Our software architecture and hardware infrastructure play a key role here. The software architecture incorporates features that support easy distribution of request processing to redundant software and hardware components; the hardware and network infrastructure in turn supports this distribution and replication strategy across and between data centers. It is still critical that applications are designed according to their usage patterns and that key architectural support is there to meet our performance requirements, for example caching and load balancing.
Do you throw bandwidth at your applications or lean more toward quality-of-service techniques?
We maintain a safe and conservative amount of free capacity, which is monitored continuously. Bandwidth is increased to achieve this margin. We use network QoS technology at the physical switching level to prioritize online processing traffic over automated data movements like FTP. We do not provide QoS at the application level at this time, and we have the ability in our architecture to apply routing constraints to software messages.
How closely does the application development staff work with the network group?
When we started years ago, the team was smaller and the culture brewed in such a way that the application development team always worked closely with the network people. In terms of our e-commerce delivery, if you look at external monitoring companies such as Keynote and Gomez and their measurements, we are the top in performance. The only reason that happened is because the developers work with the network very closely. We have gone to the extent of building routing agents that know which applications and which machines are running faster and feeding intelligence about which application or machine it should be load balancing to the Cisco distributor device. Even now we are working with the network team to figure out (QoS)-based routing. Both groups try to leverage existing infrastructure to get the economies of scale. In some cases, the network infrastructure must be modified to allow for the new functionality/connectivity. We now offer streaming content over our network.
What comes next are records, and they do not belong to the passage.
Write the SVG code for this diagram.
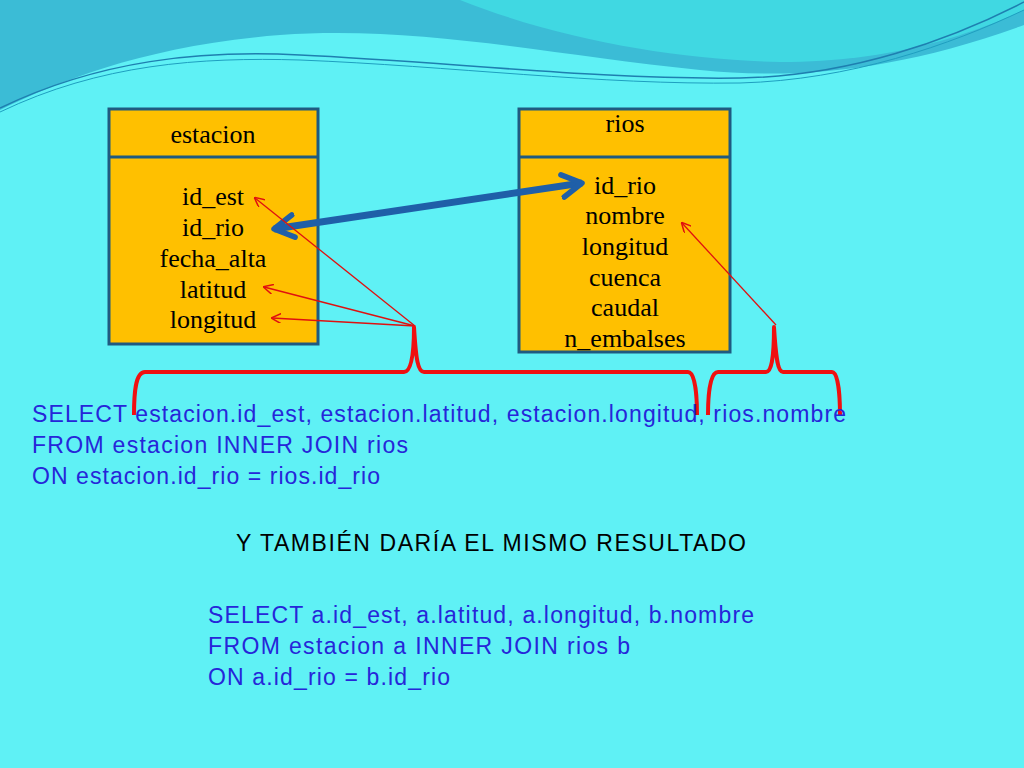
<svg xmlns="http://www.w3.org/2000/svg" width="1024" height="768" viewBox="0 0 1024 768">
<style>
.box{fill:#FFC000;stroke:#1F5A80;stroke-width:3}
.f{font-family:"Liberation Serif",serif;font-size:26px;fill:#000;text-anchor:middle}
.sql{font-family:"Liberation Sans",Arial,sans-serif;font-size:23px;fill:#2626D9}
.red{fill:none;stroke:#E01010;stroke-width:1.3}
.brace{fill:none;stroke:#F01010;stroke-width:4;stroke-linejoin:round}
</style>
<defs>
<marker id="ra" viewBox="0 0 10 10" refX="9" refY="5" markerWidth="10" markerHeight="10" markerUnits="userSpaceOnUse" orient="auto"><path d="M0,0 L10,5 L0,10" fill="none" stroke="#E01010" stroke-width="1.5"/></marker>
<marker id="ba" viewBox="0 0 10 10" refX="8" refY="5" markerWidth="4" markerHeight="4" orient="auto-start-reverse"><path d="M1,1 L8,5 L1,9" fill="none" stroke="#1F5FA8" stroke-width="2" stroke-linecap="round" stroke-linejoin="round"/></marker>
</defs>
<rect width="1024" height="768" fill="#5FF1F5"/>
<g id="waves">
<path d="M0,0 H1024 V25 C900,70 800,80 700,70 C550,55 420,25 280,35 C150,45 60,80 0,110 Z" fill="#3BBCD6"/>
<path d="M460,0 C560,40 680,60 780,62 C900,62 980,30 1024,10 V0 Z" fill="#40D8E2"/>
<path d="M0,108 C100,60 200,50 300,55 C450,62 600,80 740,78 C850,76 950,40 1024,2" fill="none" stroke="#1E7FB0" stroke-width="1.5"/>
<path d="M0,112 C100,64 200,57 300,60 C450,66 600,85 740,83 C850,80 950,45 1024,10" fill="none" stroke="#1E9FC0" stroke-width="1"/>
</g>
<g id="estacion">
<rect class="box" x="109" y="109" width="209" height="235"/>
<line x1="109" y1="157" x2="318" y2="157" stroke="#1F5A80" stroke-width="3"/>
<text class="f" x="213" y="143">estacion</text>
<text class="f" x="213" y="205">id_est</text>
<text class="f" x="213" y="236">id_rio</text>
<text class="f" x="213" y="267">fecha_alta</text>
<text class="f" x="213" y="298">latitud</text>
<text class="f" x="213" y="328">longitud</text>
</g>
<g id="rios">
<rect class="box" x="519" y="109" width="211" height="243"/>
<line x1="519" y1="157" x2="730" y2="157" stroke="#1F5A80" stroke-width="3"/>
<text class="f" x="625" y="132">rios</text>
<text class="f" x="625" y="194">id_rio</text>
<text class="f" x="625" y="224">nombre</text>
<text class="f" x="625" y="255">longitud</text>
<text class="f" x="625" y="286">cuenca</text>
<text class="f" x="625" y="316">caudal</text>
<text class="f" x="625" y="347">n_embalses</text>
</g>
<g id="connectors">
<line x1="274" y1="229" x2="582" y2="183" stroke="#1F5FA8" stroke-width="7" marker-start="url(#ba)" marker-end="url(#ba)"/>
<line class="red" x1="415" y1="326" x2="255" y2="198" marker-end="url(#ra)"/>
<line class="red" x1="415" y1="326" x2="264" y2="287" marker-end="url(#ra)"/>
<line class="red" x1="415" y1="326" x2="272" y2="318" marker-end="url(#ra)"/>
<line class="red" x1="776" y1="325" x2="682" y2="223" marker-end="url(#ra)"/>
<path class="brace" d="M134,415 C134,395 135,372 145,372 H404 C410,372 414,360 414,327 C416,360 418,372 424,372 H688 C695,372 697,395 697,415"/>
<path class="brace" d="M708,415 C708,395 710,372 718,372 H766 C771,372 774,360 774,327 C776,360 778,372 783,372 H832 C838,372 840,395 840,415"/>
</g>
<g id="text">
<text class="sql" x="32" y="422" textLength="814">SELECT estacion.id_est, estacion.latitud, estacion.longitud, rios.nombre</text>
<text class="sql" x="32" y="453" textLength="376">FROM estacion INNER JOIN rios</text>
<text class="sql" x="32" y="484" textLength="348">ON estacion.id_rio = rios.id_rio</text>
<text x="236" y="551" textLength="510" font-family="Liberation Sans,Arial,sans-serif" font-size="23" fill="#000">Y TAMBIÉN DARÍA EL MISMO RESULTADO</text>
<text class="sql" x="208" y="623" textLength="546">SELECT a.id_est, a.latitud, a.longitud, b.nombre</text>
<text class="sql" x="208" y="654" textLength="422">FROM estacion a INNER JOIN rios b</text>
<text class="sql" x="208" y="685" textLength="242">ON a.id_rio = b.id_rio</text>
</g>
</svg>
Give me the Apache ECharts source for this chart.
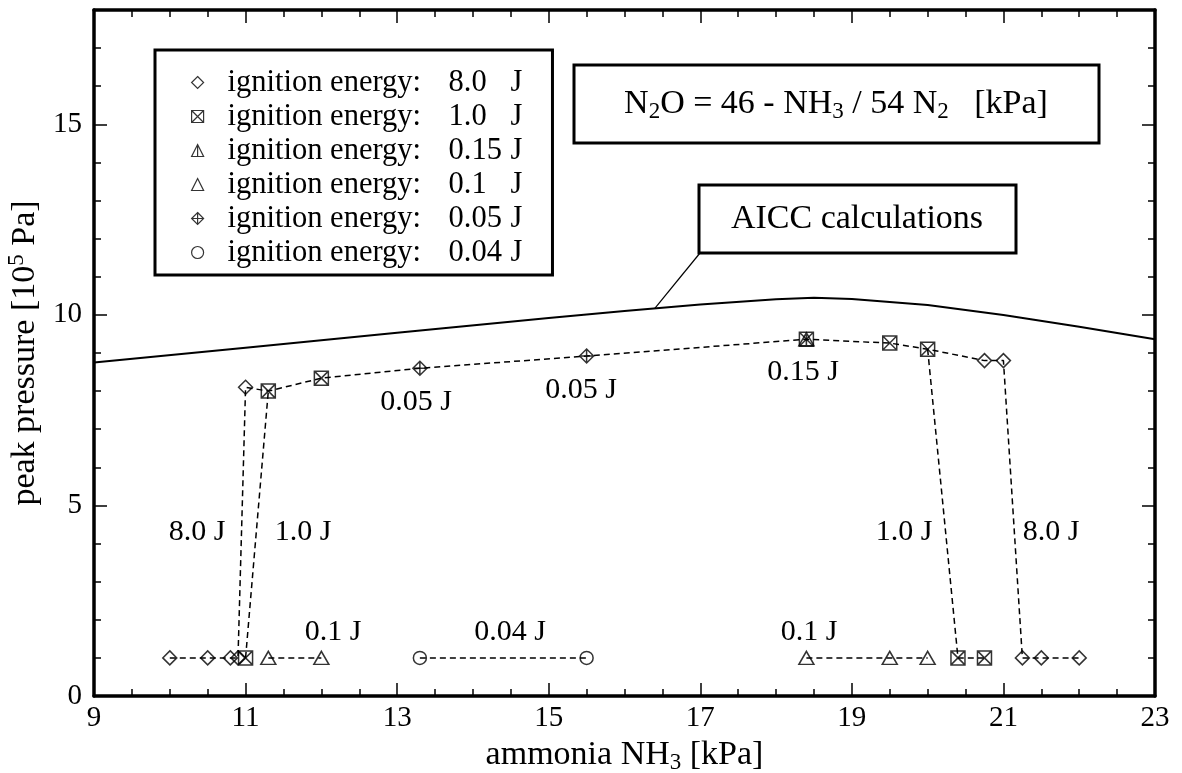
<!DOCTYPE html>
<html>
<head>
<meta charset="utf-8">
<script src="https://cdn.jsdelivr.net/npm/echarts@6/dist/echarts.min.js"></script>
<style>
  html, body { margin: 0; padding: 0; background: #fff; }
  #chart { width: 1182px; height: 773px; }
</style>
</head>
<body>
<div id="chart"></div>
<script>
// AICC calculations (solid curve)
const aiccX = [9, 11, 13, 15, 16, 17, 18, 18.5, 19, 20, 21, 22, 23];
const aiccY = [8.75, 9.14, 9.53, 9.92, 10.1, 10.27, 10.41, 10.45, 10.42, 10.26, 10.0, 9.69, 9.36];

// measured peak pressures [NH3 kPa, 10^5 Pa] per ignition energy
const energies = ['8.0', '1.0', '0.15', '0.1', '0.05', '0.04'];
const pts80 = [[10, 1], [10.5, 1], [10.8, 1], [10.9, 1], [11.0, 8.1], [20.75, 8.8], [21.0, 8.8], [21.25, 1], [21.5, 1], [22, 1]];
const pts10 = [[11.0, 1], [11.3, 8.0], [12.0, 8.34], [18.4, 9.36], [19.5, 9.26], [20.0, 9.1], [20.4, 1], [20.75, 1]];
const pts015 = [[18.4, 9.36]];
const pts01 = [[11.3, 1], [12.0, 1], [18.4, 1], [19.5, 1], [20.0, 1]];
const pts005 = [[13.3, 8.6], [15.5, 8.92]];
const pts004 = [[13.3, 1], [15.5, 1]];

// dashed connection lines
const dashMain = [[10, 1], [10.5, 1], [10.8, 1], [10.9, 1], [11.0, 8.1], [11.3, 8.0], [12.0, 8.34], [13.3, 8.6], [15.5, 8.92],
  [18.4, 9.36], [19.5, 9.26], [20.0, 9.1], [20.75, 8.8], [21.0, 8.8], [21.25, 1], [21.5, 1], [22, 1]];
const dash10Left = [[11.0, 1], [11.3, 8.0]];
const dash10Right = [[20.0, 9.1], [20.4, 1], [20.75, 1]];
const dash01Left = [[11.3, 1], [12.0, 1]];
const dash004 = [[13.3, 1], [15.5, 1]];
const dash01Right = [[18.4, 1], [19.5, 1], [20.0, 1]];

// text labels next to the data
const noteTexts = ['8.0 J', '1.0 J', '0.1 J', '0.04 J', '0.05 J', '0.05 J', '0.15 J', '0.1 J', '1.0 J', '8.0 J'];

const FONT = '"Liberation Serif", "Times New Roman", serif';

const symbols = {
  '8.0': 'path://M5,0L10,5L5,10L0,5Z',
  '1.0': 'path://M0,0H10V10H0Z M0,0L10,10 M10,0L0,10',
  '0.15': 'path://M5,0L10,10H0Z M5,0V10',
  '0.1': 'path://M5,0L10,10H0Z',
  '0.05': 'path://M5,0L10,5L5,10L0,5Z M5,0V10 M0,5H10',
  '0.04': 'circle'
};
const symbolSizes = {
  '8.0': 14, '1.0': 14, '0.15': [15, 13], '0.1': [15, 13], '0.05': 14, '0.04': 13
};
const pointSets = [pts80, pts10, pts015, pts01, pts005, pts004];

const chart = echarts.init(document.getElementById('chart'), null, { renderer: 'canvas' });

const markStyle = { color: 'transparent', borderColor: '#000', borderWidth: 1.5 };

const dashSeries = [dashMain, dash10Left, dash10Right, dash01Left, dash004, dash01Right].map((d, i) => ({
  name: 'dash' + i,
  type: 'line',
  data: d,
  symbol: 'none',
  silent: true,
  z: 2,
  lineStyle: { color: '#000', width: 1.5, type: [6, 4] }
}));

const markerSeries = energies.map((e, i) => ({
  name: e,
  type: 'scatter',
  data: pointSets[i],
  symbol: symbols[e],
  symbolSize: symbolSizes[e],
  z: 3,
  itemStyle: markStyle,
  emphasis: { disabled: true }
}));

const tickText = { color: '#000', fontFamily: FONT, fontSize: 29 };
const lineStyle = { color: '#000', width: 3.5 };

// x axes: bottom (labels) and top (mirror ticks)
const xAxes = ['bottom', 'top'].map(pos => ({
  type: 'value',
  position: pos,
  min: 9, max: 23, interval: 2,
  axisLine: { show: true, onZero: false, lineStyle },
  axisTick: { show: true, inside: true, length: 13, lineStyle: { color: '#000', width: 1.5 } },
  minorTick: { show: true, splitNumber: 4, length: 7, lineStyle: { color: '#000', width: 1.5 } },
  axisLabel: pos === 'bottom' ? Object.assign({ margin: 8 }, tickText) : { show: false },
  splitLine: { show: false },
  name: pos === 'bottom' ? '{t|ammonia NH}{s|3}{t| [kPa]}' : '',
  nameLocation: 'middle',
  nameGap: 38,
  nameTextStyle: {
    rich: {
      t: { fontFamily: FONT, fontSize: 34, color: '#000' },
      s: { fontFamily: FONT, fontSize: 23, color: '#000', padding: [16, 0, 0, 0] }
    }
  }
}));

// y axes: major (interval 5) and minor (interval 1), on both sides
const yAxes = [];
['left', 'right'].forEach(pos => {
  yAxes.push({
    type: 'value', position: pos, min: 0, max: 18, interval: 5,
    axisLine: { show: true, onZero: false, lineStyle },
    axisTick: { show: true, inside: true, length: 13, lineStyle: { color: '#000', width: 1.5 } },
    axisLabel: pos === 'left' ? Object.assign({ margin: 12, showMaxLabel: false }, tickText) : { show: false },
    splitLine: { show: false },
    name: pos === 'left' ? '{t|peak pressure [10}{p|5}{t| Pa]}' : '',
    nameLocation: 'middle',
    nameGap: 46,
    nameTextStyle: {
      rich: {
        t: { fontFamily: FONT, fontSize: 34, color: '#000' },
        p: { fontFamily: FONT, fontSize: 23, color: '#000', padding: [0, 0, 16, 0] }
      }
    }
  });
  yAxes.push({
    type: 'value', position: pos, min: 0, max: 18, interval: 1,
    axisLine: { show: false },
    axisTick: { show: true, inside: true, length: 7, lineStyle: { color: '#000', width: 1.5 } },
    axisLabel: { show: false },
    splitLine: { show: false }
  });
});

// label positions in pixels (annotation layer)
const notePos = [[197, 532], [303, 532], [333, 632], [510, 632], [416, 402], [581, 390], [803, 372], [809, 632], [904, 532], [1051, 532]];
const noteGraphics = noteTexts.map((t, i) => ({
  type: 'text',
  x: notePos[i][0], y: notePos[i][1],
  style: { text: t, font: '30px ' + FONT, fill: '#000', align: 'center', verticalAlign: 'middle' },
  z: 10
}));

const boxGraphics = [
  {
    type: 'rect', id: 'n2oBox',
    shape: { x: 574, y: 65, width: 525, height: 78 },
    style: { fill: '#fff', stroke: '#000', lineWidth: 3 }, z: 10
  },
  {
    type: 'text', id: 'n2oText', x: 836, y: 104,
    style: {
      text: '{t|N}{s|2}{t|O = 46 - NH}{s|3}{t| / 54 N}{s|2}{t|   [kPa]}',
      align: 'center', verticalAlign: 'middle',
      rich: {
        t: { fontFamily: FONT, fontSize: 34, fill: '#000' },
        s: { fontFamily: FONT, fontSize: 23, fill: '#000', padding: [16, 0, 0, 0] }
      }
    }, z: 11
  },
  {
    type: 'rect', id: 'aiccBox',
    shape: { x: 699, y: 185, width: 317, height: 68 },
    style: { fill: '#fff', stroke: '#000', lineWidth: 3 }, z: 10
  },
  {
    type: 'text', id: 'aiccText', x: 857, y: 219,
    style: { text: 'AICC calculations', font: '34px ' + FONT, fill: '#000', align: 'center', verticalAlign: 'middle' },
    z: 11
  }
];

const option = {
  animation: false,
  backgroundColor: '#fff',
  grid: { left: 94, right: 27, top: 10, bottom: 77, containLabel: false, outerBoundsMode: 'none' },
  xAxis: xAxes,
  yAxis: yAxes,
  legend: {
    orient: 'vertical',
    left: 155, top: 50,
    padding: [17, 30, 7, 36],
    itemGap: 3,
    itemWidth: 12, itemHeight: 12,
    selectedMode: false,
    borderColor: '#000', borderWidth: 3,
    backgroundColor: '#fff',
    data: energies.map(e => ({ name: e, icon: symbols[e] })),
    itemStyle: { color: 'transparent', borderColor: '#000', borderWidth: 1.2 },
    formatter: name => `{a|ignition energy:}{b|${name}}{c|J}`,
    textStyle: {
      color: '#000',
      rich: {
        a: { fontFamily: FONT, fontSize: 30.5, lineHeight: 32, width: 221, padding: [0, 0, 0, 19], color: '#000' },
        b: { fontFamily: FONT, fontSize: 30.5, lineHeight: 32, width: 62, color: '#000' },
        c: { fontFamily: FONT, fontSize: 30.5, lineHeight: 32, color: '#000' }
      }
    }
  },
  graphic: noteGraphics.concat(boxGraphics),
  series: [
    {
      name: 'AICC',
      type: 'line',
      data: aiccX.map((x, i) => [x, aiccY[i]]),
      symbol: 'none',
      silent: true,
      z: 1,
      lineStyle: { color: '#000', width: 2 }
    }
  ].concat(dashSeries, markerSeries)
};

chart.setOption(option);

// leader line from the AICC box to the curve at NH3 = 16.4 kPa
const lx = 16.4;
let ly = aiccY[0];
for (let i = 0; i < aiccX.length - 1; i++) {
  if (lx >= aiccX[i] && lx <= aiccX[i + 1]) {
    ly = aiccY[i] + (aiccY[i + 1] - aiccY[i]) * (lx - aiccX[i]) / (aiccX[i + 1] - aiccX[i]);
  }
}
const p = chart.convertToPixel({ xAxisIndex: 0, yAxisIndex: 0 }, [lx, ly]);
chart.setOption({
  graphic: [{
    type: 'line', id: 'leader',
    shape: { x1: 700, y1: 253, x2: p[0], y2: p[1] },
    style: { stroke: '#000', lineWidth: 1.2 }, z: 9
  }]
});
</script>
</body>
</html>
What's your Web services strategy?
Web services form the essence of our customer integration strategy. We are migrating existing proprietary interfaces to open standards such as (Simple Object Access Protocol) and HTTP. This includes a diverse range of integration requirements, from document delivery to request-response interactions and alert notifications.
What affect will Web services have applications development?
Within our architecture, increased testing is the primary impact introduced by Web services. Our service-based architecture has implicit support for Web services, allowing services to be created that can be accessed via a number of protocols without substantial additional development effort. This will help us re-use a lot of these services to offer in different product flavors. Also, our customers will be able to integrate them into their proprietary products.
How do you prioritize security concerns?
Security is very high among our customers' concerns. Before they use our service, they actually have their security team come and audit us to make sure we are on par. We keep with industry standards in terms of all security levels. We try to get independent certification people to come in and certify us often. We have a dedicated team, starting with intrusion detection all the way up to application security.
What's your take on utility computing?
The vendors are a little bit late in terms of the application integration with infrastructure and management. We end up writing all the application instrumentation and linking it to tools such as OpenView, Smarts and Netcool. For example, with the idea of multiple data center implementations, a lot of customized work needs to be done. If you have the same application and you decided to run it on two different data centers and then let it load balance, there is nothing out of the box to do that. A lot of things need to be done. You need to understand the application. Then there's the network and the database - that is a lot of customization just to make sure your application is redundant 7 by 24. The vendors are on the right track with the idea and currently are saying that they will come with a team of people and do it for you. But that's an expensive and long process.
What sorts of tools do you use to stay on top of application performance?
We use a suite of tools: Micromuse's Netcool, HP OpenView and technology from (Systems Management Arts). We also have homegrown agents that collect and feed data that these tools don't capture automatically. We have instrumented a lot of automation in our tools. We use SMARTS' automation for correlation, and we have an internally developed automation application that brings in various events and puts things together. Keynote is also part of our automation because it gives us an agent sitting on 50 different (points of presence) all over the world. Our instrumentation only works within our data center. Keynote goes outside of that, and these POPs collect the responsiveness of our site from various locations and feeds that data back to Netcool. We take that and if there is any particular peering point that is giving us a poor response, our operations staff starts proactively calling those peering places. It could be in California between MCI and Sprint, so we work with those vendors to figure out how we can reroute and get better performance.
What about your job or what IT issue keeps you up at night?
Everyone is asking us to be more efficient and run the infrastructure at a lower cost. Technical problems are easy to solve. I don't think keeping a redundant system or making sure the system works is a challenge. The biggest challenge is how to give the same level of service at a reduced cost, how to stay current and roll out new technology and somehow keep the costs low.